Inspired by Sysl and sysl-go, socket-sysl is a code generation framework for WebSocket-powered apps and services.
socket-sysl contains a few components:
Code generation scripts that will populate a gen/
folder.
A library that generated code uses.
An example of a socket-sysl app. This is not a part of socket-sysl.
Building an event-driven application can be a disconcerting experience if approached with a resource-oriented mindset. The resource-oriented straitjacket can feel very comfortable, since any unit of work typically corresponds to either adding a new resource, or fiddling with an operation on a resource.
In contrast, the event-driven model is looser and gets straight to the point. Logic is grouped by "things that happen", which is a much larger space than that of "resources that exist". It's very easy to model disparate events that prevent the application logic from cohering around a consistent model.
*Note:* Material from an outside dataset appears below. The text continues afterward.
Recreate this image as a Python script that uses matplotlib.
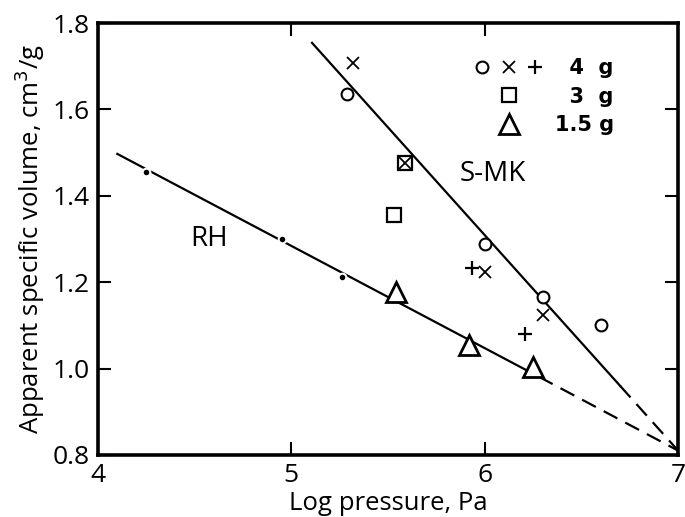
import matplotlib.pyplot as plt
from matplotlib.legend_handler import HandlerTuple

plt.rcParams['font.family'] = ['Open Sans', 'DejaVu Sans']

# RH: reference points and fitted line (solid part, then extrapolated dashes)
rh_dot_x = [4.25, 4.95, 5.26]
rh_dot_y = [1.455, 1.30, 1.212]
rh_line_x = [4.10, 6.28]
rh_line_y = [1.497, 0.981]
rh_ext_x = [6.28, 7.0]
rh_ext_y = [0.981, 0.810]

# S-MK fitted line
smk_line_x = [5.107, 6.70]
smk_line_y = [1.754, 0.960]
smk_ext_x = [6.70, 7.0]
smk_ext_y = [0.960, 0.810]

# measured points, by sample mass
circ_x = [5.29, 6.00, 6.30, 6.60]
circ_y = [1.636, 1.288, 1.166, 1.100]
cross_x = [5.32, 5.59, 6.00, 6.30]
cross_y = [1.707, 1.476, 1.224, 1.124]
plus_x = [5.935, 6.21]
plus_y = [1.233, 1.080]
sq_x = [5.53, 5.59]
sq_y = [1.356, 1.476]
tri_x = [5.54, 5.92, 6.25]
tri_y = [1.177, 1.055, 1.004]

x_ticks = [4, 5, 6, 7]
y_ticks = [0.8, 1.0, 1.2, 1.4, 1.6, 1.8]

fig = plt.figure(figsize=(6.85, 5.17), dpi=100)
ax = fig.add_axes([0.143, 0.120, 0.847, 0.8355])

lw = 1.6
ax.plot(rh_line_x, rh_line_y, color='black', lw=lw)
ax.plot(rh_ext_x, rh_ext_y, color='black', lw=lw, dashes=(7, 4))
ax.plot(smk_line_x, smk_line_y, color='black', lw=lw)
ax.plot(smk_ext_x, smk_ext_y, color='black', lw=lw, dashes=(7, 4))

ax.plot(rh_dot_x, rh_dot_y, 'o', color='black', ms=5.5, mec='white', mew=1.5)

h_c, = ax.plot(circ_x, circ_y, 'o', mfc='white', mec='black', ms=8.5, mew=1.5, ls='none')
h_x, = ax.plot(cross_x, cross_y, 'x', color='black', ms=8.5, mew=1.3, ls='none')
h_p, = ax.plot(plus_x, plus_y, '+', color='black', ms=10, mew=1.6, ls='none')
h_s, = ax.plot(sq_x, sq_y, 's', mfc='none', mec='black', ms=9.5, mew=1.6, ls='none')
h_t, = ax.plot(tri_x, tri_y, '^', mfc='white', mec='black', ms=14, mew=2.0, ls='none')

ax.text(6.043, 1.45, 'S-MK', fontsize=20, ha='center', va='center')
ax.text(4.575, 1.30, 'RH', fontsize=20, ha='center', va='center')

leg = ax.legend([(h_c, h_x, h_p), h_s, h_t], ['  4  g', '  3  g', '1.5 g'],
                handler_map={tuple: HandlerTuple(ndivide=None, pad=0)},
                loc='upper left', bbox_to_anchor=(0.64, 0.918),
                frameon=False, handlelength=3.8, handletextpad=0.3,
                labelspacing=0.4, borderpad=0, borderaxespad=0,
                prop={'family': 'DejaVu Sans', 'weight': 'bold', 'size': 15})

ax.set_xlim(4, 7)
ax.set_ylim(0.8, 1.8)
ax.set_xticks(x_ticks)
ax.set_yticks(y_ticks)
ax.set_yticklabels([f'{v:.1f}' for v in y_ticks])
ax.tick_params(direction='in', length=9.5, width=1.5, top=True, right=True,
               labelsize=19, pad=6)
for s in ax.spines.values():
    s.set_linewidth(2.6)

ax.set_xlabel('Log pressure, Pa', fontsize=18.5, labelpad=2)
ax.set_ylabel('Apparent specific volume, cm$^3$/g', fontsize=18.5, labelpad=4)

fig.savefig('out.png', dpi=100)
To encourage some structure, start by thinking of events as use cases (a la Clean Architecture). When the user embarks on a use case, that action will produce an event. Like behaviour-driven development, one should keep the focus on the domain of things that are meaningful to the user, and not get sucked into implementation details.
In this mindset, WebSockets are one such implementation detail. It should be possible to implement the same logic behind a gRPC adapter, for example.
Ideally event handling should be stateless, with any necessary context passed along with the event.